Ahora puede sin problemas de horario porque está de vacaciones de invierno y tiene más tiempo libre, así que a cada rato se sube a su caballo para dar una vuelta y se ayuda para bajar con una piedra grande que le queda justita. Tiene 9 años y va a la Escuela 206 de Varvarco.
En época de clases, una camioneta del Consejo la pasa a buscar. Y cuando vuelve, después de la tarea, sale con Moro. Puede ser a darle de comer a las chivas o a arrearlas, lo que haga falta. «Mi papá me enseñó»; le contó a Martín.
Por estos días, se puede llegar con precauciones hasta El Chacay. Más allá, rumbo al Domuyo, la nieve ya no lo permite.
Sus padres son crianceros y tienen ocho hijos. La casa de la invernada, donde se quedan para la época de las pariciones, es de adobe. Desde que llegó la luz tienen termotanque eléctrico y el agua viene de una vertiente y la acumulan en un tanque. Se calefaccionan con leña. Como tantas otras familias del norte neuquino, entre lo que esperan con ansiedad, una de las principales demandas es que algún día sean mejoren las comunicaciones.
De momento, escriben los mensajes en la casa y después llevan el celular afuera y lo dejan en una cajita para protegerlo del sol, el viento, la lluvia y la nieve en el único lugar donde agarran un poquito de señal con datos. Cada tanto van a ver si ya salió el mensaje o si entró alguno.
Además de vender chivos, también los ofrecen cocinados en el horno de barro. Con lo que producen en la huerta, Rita cocina delicias regionales en escabeche y hace pan y dulces caseros que venden a la orilla de la ruta a los turistas, a los que también guían a unas cuevas cercanas.
En las tierras de la veranada, donde afirmaron la huella y ya pueden entrar con un vehículo con materiales para mejorar el puesto de adobe, es donde las crías ganan fuerza y peso con las pasturas de zonas más altas y el agua de deshielo.

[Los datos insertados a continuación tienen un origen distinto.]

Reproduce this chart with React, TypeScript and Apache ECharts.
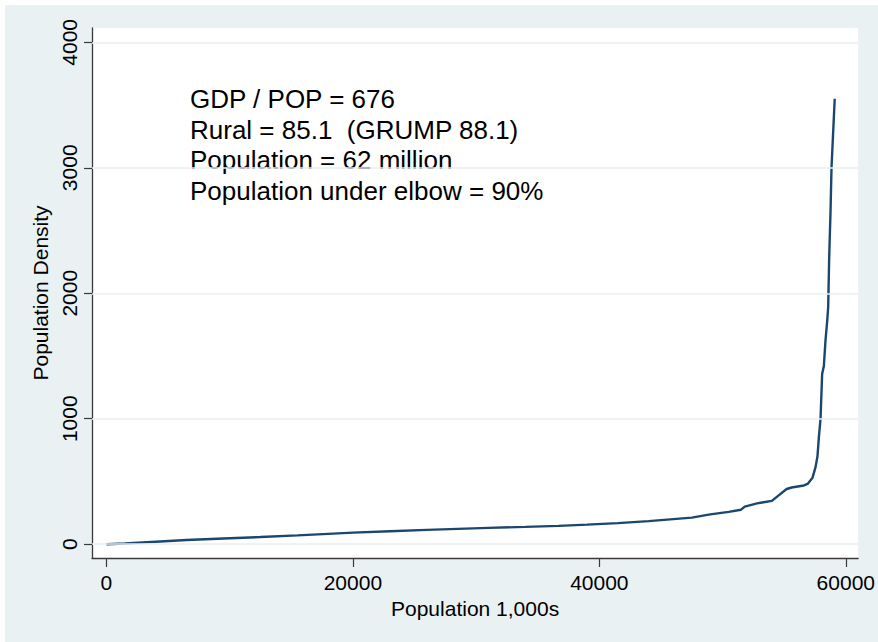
import React, { useEffect, useRef } from "react";
import * as echarts from "echarts";

// Cumulative population (1,000s), sorted by density
const popThousands = [
  0, 1500, 4000, 6500, 9500, 12500, 15500, 18000, 20000, 23000, 26000, 28500,
  31000, 34000, 36700, 39000, 41500, 44000, 46000, 47500, 49000, 50500, 51500,
  51800, 52800, 53200, 54000, 54500, 55200, 55600, 56600, 56900, 57300, 57540,
  57700, 57820, 57950, 58080, 58220, 58350, 58490, 58570, 58650, 58760, 58840,
  59100,
];
// Population density
const density = [
  0, 6, 20, 33, 45, 57, 70, 82, 92, 103, 114, 122, 130, 138, 146, 156, 168,
  184, 200, 212, 238, 258, 275, 300, 325, 332, 345, 385, 440, 452, 468, 480,
  530, 612, 700, 860, 1000, 1357, 1420, 1620, 1780, 1889, 2280, 2650, 3000,
  3550,
];
const xTicks = [0, 20000, 40000, 60000];
const yTicks = [0, 1000, 2000, 3000, 4000];
const notes = [
  "GDP / POP = 676",
  "Rural = 85.1  (GRUMP 88.1)",
  "Population = 62 million",
  "Population under elbow = 90%",
];

const FONT = "'Liberation Sans', Arial, Helvetica, sans-serif";
const BG = "#EAF1F3";

export default function App() {
  const ref = useRef<HTMLDivElement>(null);
  useEffect(() => {
    document.body.style.margin = "0";
    if (!ref.current) return;
    const chart = echarts.init(ref.current, undefined, { renderer: "svg" });
    const data = popThousands.map((x, i) => [x, density[i]]);
    chart.setOption({
      animation: false,
      backgroundColor: BG,
      textStyle: { fontFamily: FONT },
      grid: {
        left: 92,
        right: 17,
        top: 28,
        bottom: 84,
        show: true,
        backgroundColor: "#FFFFFF",
        borderWidth: 0,
        containLabel: false,
      },
      xAxis: {
        type: "value",
        min: -1170,
        max: 61000,
        name: "Population 1,000s",
        nameLocation: "middle",
        nameGap: 37,
        nameTextStyle: { color: "#000", fontSize: 21, fontFamily: FONT },
        axisLine: { show: true, onZero: false, lineStyle: { color: "#3a3a3a", width: 1.3 } },
        axisTick: { show: true, length: 9, customValues: xTicks, lineStyle: { color: "#3a3a3a", width: 1.2 } },
        axisLabel: {
          customValues: xTicks,
          formatter: (v: number) => String(v),
          color: "#000",
          fontSize: 21,
          margin: 14,
          fontFamily: FONT,
        },
        splitLine: { show: false },
      },
      yAxis: {
        type: "value",
        min: -110,
        max: 4114,
        name: "Population Density",
        nameLocation: "middle",
        nameGap: 36,
        nameTextStyle: { color: "#000", fontSize: 21, fontFamily: FONT },
        axisLine: { show: true, onZero: false, lineStyle: { color: "#3a3a3a", width: 1.3 } },
        axisTick: { show: true, length: 8, customValues: yTicks, lineStyle: { color: "#3a3a3a", width: 1.2 } },
        axisLabel: {
          customValues: yTicks,
          formatter: (v: number) => String(v),
          rotate: 90,
          color: "#000",
          fontSize: 21,
          margin: 12,
          fontFamily: FONT,
        },
        splitLine: { show: false },
      },
      graphic: [
        { type: "rect", shape: { x: 0, y: 0, width: 878, height: 5 }, style: { fill: "#FFFFFF" }, silent: true },
        { type: "rect", shape: { x: 0, y: 0, width: 5, height: 642 }, style: { fill: "#FFFFFF" }, silent: true },
        ...notes.map((t, i) => ({
          type: "text",
          x: 190,
          y: 99 + i * 30.5,
          silent: true,
          style: {
            text: t,
            fill: "#000",
            fontSize: 26,
            fontFamily: FONT,
            verticalAlign: "middle",
            align: "left",
          },
        })),
      ],
      series: [
        {
          type: "line",
          data: [],
          z: 1,
          silent: true,
          markLine: {
            silent: true,
            symbol: ["none", "none"],
            label: { show: false },
            lineStyle: { color: "#E8EFF2", type: "solid", width: 1.6 },
            data: yTicks.map((v) => ({ yAxis: v })),
          },
        },
        {
          type: "line",
          data,
          z: 3,
          showSymbol: false,
          symbol: "none",
          lineStyle: { color: "#1A476F", width: 2.4 },
        },
      ],
    });
    return () => chart.dispose();
  }, []);
  return <div ref={ref} style={{ width: 878, height: 642 }} />;
}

Están a unos 12 kilómetros y de ida son unas cinco horas de marcha, en subida y con el paso lento de los animales de tres meses de vida. El regreso es más rápido, en bajada y con los chivitos más fuertes. Allá Ruth y la mamá hacen quesos y bajan al pueblo a venderlos. Como Joaco con su caballo Piñonero y tantos otros chicos y chicas del norte neuquino con sus montura, Ruth es parte de los arreos en familia. «Me gusta andar con Moro», le dice a Martín en la despedida, después de la última foto, ya de regreso al puesto.